While attempts to enhance the safety of LIBs have yielded some success, they tend to focus on singular concerns. Here, we propose an innovative way of addressing multiple functions simultaneously by incorporating magnesium carbonate hydroxide (MCH) nanofibers into the PVDF matrix and utilizing a non-solvent-induced phase separation (NIPS) technique to produce a MCH/PVDF composite membrane. Our research delves into the comprehensive effects of different MCH nanofiber compositions on morphology, electrolyte affinity, lithium ion conductivity, lithium dendrites’ suppression, the thermal stability of composite membrane, and the electrochemical performance of the assembled LiFePO₄/membrane/Li half-cells.

2. Experimental

2.1. Materials

PVDF (Solef 6010) was purchased from Solvay Co. (Tavaux, France). N,N-dimethylformamide (DMF, analytical grade), magnesium acetate (Mg(CH₃COO)₂·4H₂O), and carbamide (CH₄N₂O) were brought from Sinopharm Chemical Reagent (Shanghai, China) Co., Ltd. N-methyl-2-pyrrolidone (NMP, analytical grade) and 1 mol/L LiPF₆ (in EC:DEC = 1:1 v/v) were brought from Suzhou Duoduo Chemical Technology (Suzhou, China) Co., Ltd. All chemicals were used without further purification and modification.

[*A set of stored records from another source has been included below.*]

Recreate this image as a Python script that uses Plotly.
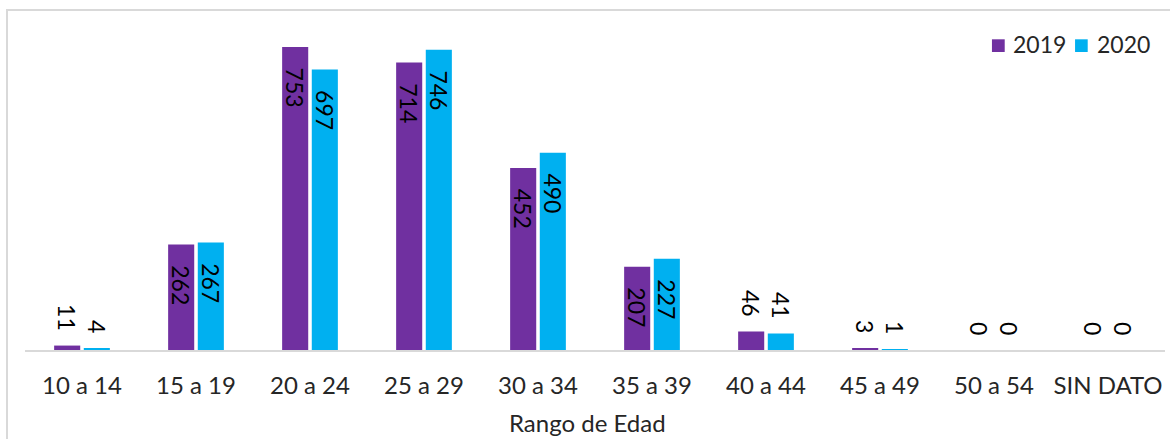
import plotly.graph_objects as go

categories = ["10 a 14", "15 a 19", "20 a 24", "25 a 29", "30 a 34",
              "35 a 39", "40 a 44", "45 a 49", "50 a 54", "SIN DATO"]
values_2019 = [11, 262, 753, 714, 452, 207, 46, 3, 0, 0]
values_2020 = [4, 267, 697, 746, 490, 227, 41, 1, 0, 0]
series_names = ["2019", "2020"]
colors = ["#7030A0", "#00B0F0"]

FONT = "Lato"
FS = 24
LFS = 23
NB = "\u00a0"

def labels(vals):
    txt, pos = [], []
    for v in vals:
        if v >= 100:
            txt.append(NB * 3 + str(v))
            pos.append("inside")
        else:
            txt.append(str(v) + NB * 2)
            pos.append("outside")
    return txt, pos

fig = go.Figure()
for name, vals, col in zip(series_names, [values_2019, values_2020], colors):
    txt, pos = labels(vals)
    fig.add_trace(go.Bar(
        x=categories, y=vals, name=name, marker_color=col,
        marker_line_width=0,
        text=txt, textposition=pos, textangle=90,
        insidetextanchor="end",
        textfont=dict(family=FONT, size=LFS, color="#000000"),
        constraintext="none", cliponaxis=False,
        showlegend=False,
    ))

# legend drawn as small squares + texts (top right)
legend_sq_x = [(0.8482, 0.8594), (0.9211, 0.9322)]
legend_tx_x = [0.8649, 0.9386]
shapes = [dict(type="rect", xref="paper", yref="paper",
               x0=-0.0158, x1=1.2, y0=-0.5, y1=1.056,
               line=dict(color="#d9d9d9", width=2), fillcolor="rgba(0,0,0,0)",
               layer="below")]
annotations = [dict(text="Rango de Edad", xref="paper", yref="paper",
                    x=0.493, y=0, yshift=-56, xanchor="center", yanchor="top",
                    showarrow=False,
                    font=dict(family=FONT, size=FS, color="#262626"))]
for name, col, (sx0, sx1), tx in zip(series_names, colors, legend_sq_x, legend_tx_x):
    shapes.append(dict(type="rect", xref="paper", yref="paper",
                       x0=sx0, x1=sx1, y0=0.9255, y1=0.9649,
                       line=dict(width=0), fillcolor=col))
    annotations.append(dict(text=name, xref="paper", yref="paper",
                            x=tx, y=0.9488, xanchor="left", yanchor="middle",
                            showarrow=False,
                            font=dict(family=FONT, size=LFS, color="#262626")))

fig.update_layout(
    width=1170, height=439,
    margin=dict(l=25, r=5, t=28, b=89),
    paper_bgcolor="white", plot_bgcolor="white",
    barmode="group", bargap=0.48, bargroupgap=0.12,
    font=dict(family=FONT, size=FS, color="#262626"),
    showlegend=False,
    xaxis=dict(showline=True, linecolor="#d9d9d9", linewidth=2,
               showgrid=False, ticks="", ticklabelstandoff=13,
               tickfont=dict(family=FONT, size=FS, color="#262626")),
    yaxis=dict(range=[0, 800], visible=False, showgrid=False, zeroline=False),
    annotations=annotations,
    shapes=shapes,
)

fig.write_html("out.html",
               config={"displayModeBar": False},
               post_script="document.body.style.margin='0';document.body.style.overflow='hidden';")
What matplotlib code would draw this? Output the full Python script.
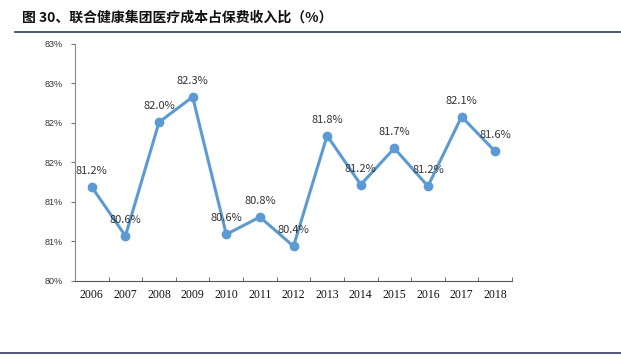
import matplotlib.pyplot as plt
from matplotlib.lines import Line2D

years = ['2006', '2007', '2008', '2009', '2010', '2011', '2012',
         '2013', '2014', '2015', '2016', '2017', '2018']
ratio = [81.19, 80.57, 82.01, 82.33, 80.59, 80.81, 80.44,
         81.84, 81.22, 81.68, 81.20, 82.08, 81.64]
ytick_vals = [80, 80.5, 81, 81.5, 82, 82.5, 83]
ytick_labels = ['80%', '81%', '81%', '82%', '82%', '83%', '83%']

title = '图 30、联合健康集团医疗成本占保费收入比（%）'

fig = plt.figure(figsize=(6.21, 3.57), dpi=100)
ax = fig.add_axes([75 / 621, 1 - 281 / 357, 437 / 621, 237 / 357])

x = list(range(len(years)))
ax.plot(x, ratio, color='#5B9BD5', lw=2.2, marker='o', ms=6, zorder=3)

for xi, v in zip(x, ratio):
    ax.annotate(f'{v:.1f}%', (xi, v), xytext=(0, 8), textcoords='offset points',
                ha='center', va='bottom', fontsize=8, color='#333333',
                family=['Noto Sans CJK SC', 'DejaVu Sans'])

ax.set_xlim(-0.5, len(years) - 0.5)
ax.set_ylim(80, 83)
ax.set_yticks(ytick_vals)
ax.set_yticklabels(ytick_labels, family='Liberation Sans', fontsize=6.5, color='#333333')
ax.set_xticks(x)
ax.set_xticklabels(years, family='Liberation Serif', fontsize=8.5, color='#111111')
ax.set_xticks([i - 0.5 for i in range(len(years) + 1)], minor=True)
ax.tick_params(axis='x', which='major', length=0, pad=6)
ax.tick_params(axis='x', which='minor', direction='in', length=3, color='#555555')
ax.tick_params(axis='y', direction='out', length=3, color='#777777', pad=6)

for s in ['top', 'right']:
    ax.spines[s].set_visible(False)
ax.spines['left'].set_color('#888888')
ax.spines['bottom'].set_color('#555555')

fig.text(22 / 621, 1 - 18 / 357, title, fontsize=10, fontweight='bold',
         va='center', ha='left', family=['Noto Sans CJK SC', 'DejaVu Sans'], color='#111111')
fig.add_artist(Line2D([15 / 621, 1], [1 - 32 / 357] * 2, color='#2E3A6E', lw=1.2))
fig.add_artist(Line2D([0, 1], [1 - 353 / 357] * 2, color='#2E3A6E', lw=1.2))

fig.savefig('out.png', dpi=100)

2.2. Synthesis of Magnesium Carbonate Hydroxide Nanofibers

A solution was prepared by mixing 500 mg Mg(CH₃COO)₂·4H₂O and 2.4 g CH₄N₂O with 100 mL of water and stirring for 5 min at room temperature (25 °C). Next, the mixture solution was heated in a reactor at 180 °C for 2 h, then cooled to room temperature. The pure magnesium carbonate hydroxide (MCH) nanofibers were then obtained by filtering and drying the products at 110 °C for 12 h.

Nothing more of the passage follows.